**Work to complete:**
Set the listing down again exactly, please, apart from its pictures.

─── Supplied information ───

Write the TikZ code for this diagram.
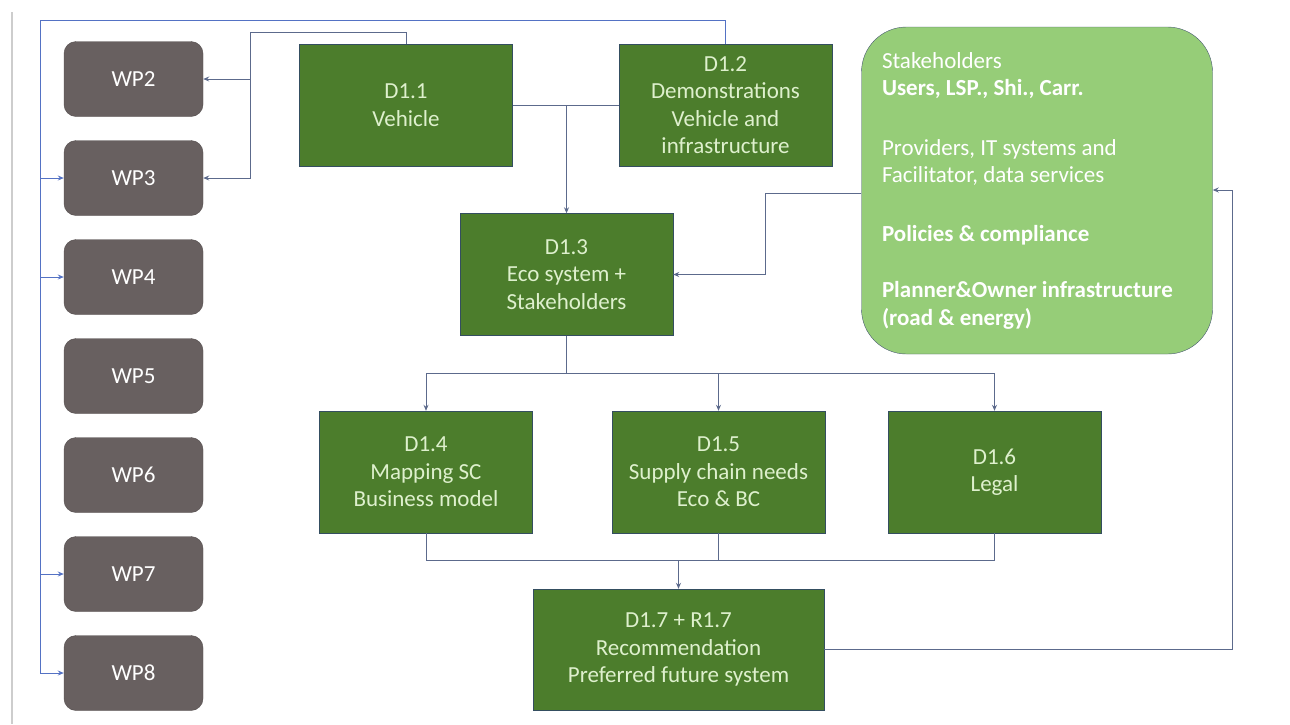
\documentclass[tikz,border=0pt]{standalone}
\usepackage{fontspec}
\setmainfont{Carlito}
\usetikzlibrary{arrows.meta}
\definecolor{wpgray}{RGB}{104,96,96}
\definecolor{wpedge}{RGB}{84,78,78}
\definecolor{dgreen}{RGB}{76,125,44}
\definecolor{dedge}{RGB}{52,78,96}
\definecolor{dtext}{RGB}{222,240,205}
\definecolor{lgreen}{RGB}{150,205,120}
\definecolor{sedge}{RGB}{70,88,112}
\definecolor{linkc}{RGB}{92,106,140}
\definecolor{busc}{RGB}{84,114,196}
\definecolor{framec}{RGB}{205,205,205}
\begin{document}
\begin{tikzpicture}[x=1pt,y=-1pt,>={Stealth[length=6pt,width=5pt]},
  every node/.style={font=\fontsize{23}{27.5}\selectfont},
  wpbox/.style={draw=wpedge,fill=wpgray,rounded corners=12pt,minimum width=139pt,minimum height=75pt,text=white},
  dbox/.style={draw=dedge,fill=dgreen,minimum width=213pt,minimum height=122pt,align=center,text=dtext},
  link/.style={linkc,line width=1pt},
  bus/.style={busc,line width=1pt}]
\useasboundingbox (0,0) rectangle (1290,724);
\draw[framec,line width=1.2pt] (12,12) -- (12,724);
% work packages
\foreach \n/\y in {2/79,3/178,4/277,5/376,6/475,7/574,8/673}
  \node[wpbox] (wp\n) at (133.5,\y) {WP\n};
% deliverables
\node[dbox] (d11) at (406,105) {D1.1\\Vehicle};
\node[dbox] (d12) at (725.5,105) {D1.2\\Demonstrations\\Vehicle and\\infrastructure};
\node[dbox] (d13) at (566.5,274.5) {D1.3\\Eco system +\\Stakeholders};
\node[dbox] (d14) at (426,472) {D1.4\\Mapping SC\\Business model};
\node[dbox] (d15) at (718.5,472) {D1.5\\Supply chain needs\\Eco \& BC};
\node[dbox] (d16) at (994.5,472) {D1.6\\Legal};
\node[dbox,minimum width=291pt,minimum height=121pt] (d17) at (678.5,649.5) {D1.7 + R1.7\\Recommendation\\Preferred future system};
% stakeholders
\node[draw=sedge,fill=lgreen,rounded corners=45pt,minimum width=351pt,minimum height=327pt,text width=310pt,align=flush left,text=white] (stake) at (1037,190.5)
  {Stakeholders\\\textbf{Users, LSP., Shi., Carr.}\\[32pt]Providers, IT systems and\\Facilitator, data services\\[31pt]\textbf{Policies \& compliance}\\[29pt]\textbf{Planner\&Owner infrastructure}\\\textbf{(road \& energy)}};
\coordinate (topbus) at (40,20);
\coordinate (midbus) at (250,32);
\coordinate (sturn) at (765,193);
\coordinate (split) at (0,373);
\coordinate (merge) at (0,560);
\coordinate (back) at (1232,190);
% D1.2 to WP3, WP4, WP7, WP8
\draw[bus,->] (d12.north) |- (topbus) |- (wp8.west);
\foreach \w in {wp3,wp4,wp7} \draw[bus,->] (topbus |- \w.west) -- (\w.west);
% D1.1 to WP2, WP3
\draw[link,->] (d11.north) |- (midbus) |- (wp3.east);
\draw[link,->] (midbus |- wp2.east) -- (wp2.east);
% D1.1 + D1.2 into D1.3
\draw[link] (d11.east) -- (d12.west);
\draw[link,->] (d11.east -| d13.north) -- (d13.north);
% stakeholders into D1.3
\draw[link,->] (stake.west |- sturn) -- (sturn) |- (d13.east);
% D1.3 to D1.4, D1.5, D1.6
\draw[link] (d13.south) -- (d13.south |- split);
\foreach \d in {d14,d15,d16} \draw[link,->] (d13.south |- split) -| (\d.north);
% merge into D1.7
\foreach \d in {d14,d15,d16} \draw[link] (\d.south) |- (d17.north |- merge);
\draw[link,->] (d17.north |- merge) -- (d17.north);
% back to stakeholders
\draw[link,->] (d17.east) -| (back) -- (stake.east |- back);
\end{tikzpicture}
\end{document}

───

**The reply:**
Write the TikZ code for this diagram.
\documentclass[tikz,border=0pt]{standalone}
\usepackage{fontspec}
\setmainfont{Carlito}
\usetikzlibrary{arrows.meta}
\definecolor{wpgray}{RGB}{104,96,96}
\definecolor{wpedge}{RGB}{84,78,78}
\definecolor{dgreen}{RGB}{76,125,44}
\definecolor{dedge}{RGB}{52,78,96}
\definecolor{dtext}{RGB}{222,240,205}
\definecolor{lgreen}{RGB}{150,205,120}
\definecolor{sedge}{RGB}{70,88,112}
\definecolor{linkc}{RGB}{92,106,140}
\definecolor{busc}{RGB}{84,114,196}
\definecolor{framec}{RGB}{205,205,205}
\begin{document}
\begin{tikzpicture}[x=1pt,y=-1pt,>={Stealth[length=6pt,width=5pt]},
  every node/.style={font=\fontsize{23}{27.5}\selectfont},
  wpbox/.style={draw=wpedge,fill=wpgray,rounded corners=12pt,minimum width=139pt,minimum height=75pt,text=white},
  dbox/.style={draw=dedge,fill=dgreen,minimum width=213pt,minimum height=122pt,align=center,text=dtext},
  link/.style={linkc,line width=1pt},
  bus/.style={busc,line width=1pt}]
\useasboundingbox (0,0) rectangle (1290,724);
\draw[framec,line width=1.2pt] (12,12) -- (12,724);
% work packages
\foreach \n/\y in {2/79,3/178,4/277,5/376,6/475,7/574,8/673}
  \node[wpbox] (wp\n) at (133.5,\y) {WP\n};
% deliverables
\node[dbox] (d11) at (406,105) {D1.1\\Vehicle};
\node[dbox] (d12) at (725.5,105) {D1.2\\Demonstrations\\Vehicle and\\infrastructure};
\node[dbox] (d13) at (566.5,274.5) {D1.3\\Eco system +\\Stakeholders};
\node[dbox] (d14) at (426,472) {D1.4\\Mapping SC\\Business model};
\node[dbox] (d15) at (718.5,472) {D1.5\\Supply chain needs\\Eco \& BC};
\node[dbox] (d16) at (994.5,472) {D1.6\\Legal};
\node[dbox,minimum width=291pt,minimum height=121pt] (d17) at (678.5,649.5) {D1.7 + R1.7\\Recommendation\\Preferred future system};
% stakeholders
\node[draw=sedge,fill=lgreen,rounded corners=45pt,minimum width=351pt,minimum height=327pt,text width=310pt,align=flush left,text=white] (stake) at (1037,190.5)
  {Stakeholders\\\textbf{Users, LSP., Shi., Carr.}\\[32pt]Providers, IT systems and\\Facilitator, data services\\[31pt]\textbf{Policies \& compliance}\\[29pt]\textbf{Planner\&Owner infrastructure}\\\textbf{(road \& energy)}};
\coordinate (topbus) at (40,20);
\coordinate (midbus) at (250,32);
\coordinate (sturn) at (765,193);
\coordinate (split) at (0,373);
\coordinate (merge) at (0,560);
\coordinate (back) at (1232,190);
% D1.2 to WP3, WP4, WP7, WP8
\draw[bus,->] (d12.north) |- (topbus) |- (wp8.west);
\foreach \w in {wp3,wp4,wp7} \draw[bus,->] (topbus |- \w.west) -- (\w.west);
% D1.1 to WP2, WP3
\draw[link,->] (d11.north) |- (midbus) |- (wp3.east);
\draw[link,->] (midbus |- wp2.east) -- (wp2.east);
% D1.1 + D1.2 into D1.3
\draw[link] (d11.east) -- (d12.west);
\draw[link,->] (d11.east -| d13.north) -- (d13.north);
% stakeholders into D1.3
\draw[link,->] (stake.west |- sturn) -- (sturn) |- (d13.east);
% D1.3 to D1.4, D1.5, D1.6
\draw[link] (d13.south) -- (d13.south |- split);
\foreach \d in {d14,d15,d16} \draw[link,->] (d13.south |- split) -| (\d.north);
% merge into D1.7
\foreach \d in {d14,d15,d16} \draw[link] (\d.south) |- (d17.north |- merge);
\draw[link,->] (d17.north |- merge) -- (d17.north);
% back to stakeholders
\draw[link,->] (d17.east) -| (back) -- (stake.east |- back);
\end{tikzpicture}
\end{document}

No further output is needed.